Monday, September 17, 2007

Serious Games Supporting Cooperative Exchange Of Digital Media

Serious Games as a communal interactive vehicle

Via: Interactive Multimedia Technology

Lynn Marentette states that there are numerous interesting applications developed by university researchers that haven't come to market. Part of the problem, she thinks, is that most of the world isn't yet ready for these innovations. Things seem to be changing a bit, so she is currently highlighting some promising projects from the recent past that warrant revisiting.

Dynamo is a "communal, multi-user surface for sharing and exchanging digital media", according to information from the project's website.

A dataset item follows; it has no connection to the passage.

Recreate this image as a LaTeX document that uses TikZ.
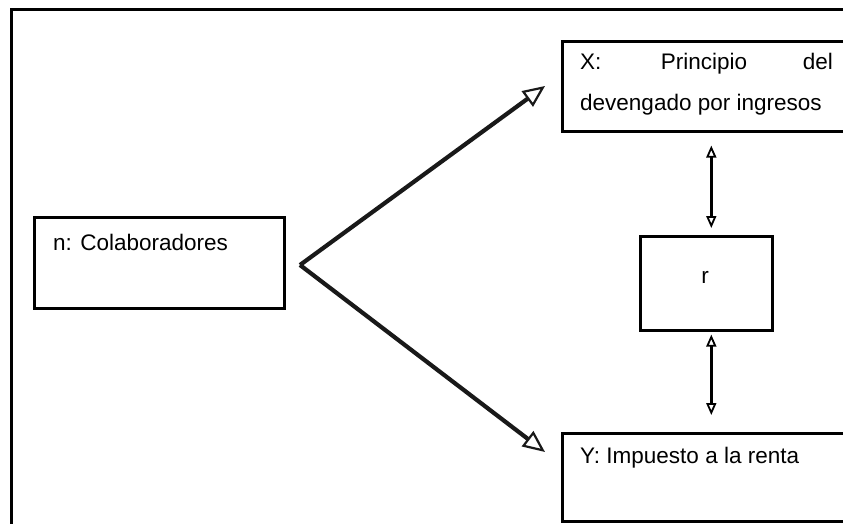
\documentclass[tikz,border=0pt]{standalone}
\usepackage{fontspec}
\setmainfont{Liberation Sans}
\usetikzlibrary{arrows.meta}
\begin{document}
\begin{tikzpicture}[x=1pt,y=-1pt,
  box/.style={draw=black, line width=2.6pt, anchor=north west, inner sep=0pt},
  lbl/.style={anchor=base west, inner sep=0pt, font=\fontsize{22.5}{26}\selectfont, text=black},
  bigarrow/.style={line width=4.2pt, draw=black!90,
    -{Triangle[open,length=22pt,width=19pt,line width=2.2pt]}},
  link/.style={line width=3.4pt, draw=black,
    {Triangle[open,length=12pt,width=10pt,line width=1.8pt]}-{Triangle[open,length=12pt,width=10pt,line width=1.8pt]}}
]
\useasboundingbox (0,0) rectangle (843,524);
\clip (0,0) rectangle (843,524);
% outer frame
\draw[line width=3pt, black] (11,540) -- (11,10) -- (860,10);
% boxes
\node[box, minimum width=250pt, minimum height=91pt] (n) at (33,216) {};
\node[box, minimum width=300pt, minimum height=90pt] (X) at (561,40) {};
\node[box, minimum width=132pt, minimum height=94pt] (r) at (639,235) {};
\node[box, minimum width=300pt, minimum height=88pt] (Y) at (561,432) {};
% labels
\node[lbl] (nt) at (53,250) {n: Colaboradores};
\node[lbl] (x1) at (580,70) {X:};
\node[lbl, anchor=base] (x2) at (704,70) {Principio};
\node[lbl, anchor=base east] (x3) at (833,70) {del};
\node[lbl] (x4) at (580,111) {devengado por ingresos};
\node[lbl, anchor=base] (rt) at (705,283) {r};
\node[lbl] (yt) at (580,463) {Y: Impuesto a la renta};
% connectors
\coordinate (apex) at (300,265);
\coordinate (xa) at (545,86);
\coordinate (ya) at (545,452);
\draw[bigarrow] (apex) -- (xa);
\draw[bigarrow] (apex) -- (ya);
\draw[link] ([xshift=5pt,yshift=-13pt]X.south -| r.north) -- ([xshift=5pt,yshift=7pt]r.north);
\draw[link] ([xshift=5pt,yshift=-3pt]r.south) -- ([xshift=5pt,yshift=17pt]Y.north -| r.south);
\end{tikzpicture}
\end{document}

Dynamo is a situated display system, normally configured to use two large, publicly visible wall displays. Dynamo is multi-user. This means that each user has their own pointer on the communal display. This may be via their own laptop, tablet PC, or via wireless mice & keyboards provided.

Dynamo is designed for installation in community spaces: tese are the kind of places where people cross paths and often come to socialize and interact informally.

Dynamo supports a range of activities, from asynchronous 'noticeboard' type activities to synchronous 'show, tell & share' activities. Dynamo allows people to interact together. This means that traditionally solitary activities like browsing the web can become sociable group activities, where you sit together and share a big screen, on which you can click into each other's windows and give each other links.

"The idea is for it to be installed in public community centers, like cafes, bars, libraries and other places where people get together and share experiences, but usually only have lightweight technology on them - like mp3 players and digital cameras.

Dynamo allows people to plug-in these personal devices via USB2, and place files onto the wall by drag and drop (e.g. music, photos, videos, office docs or live web-pages) via it's multi-user UI."

The project was a joint effort between the Mixed Reality Lab at Nottingham University and the Interact Lab at Sussex University.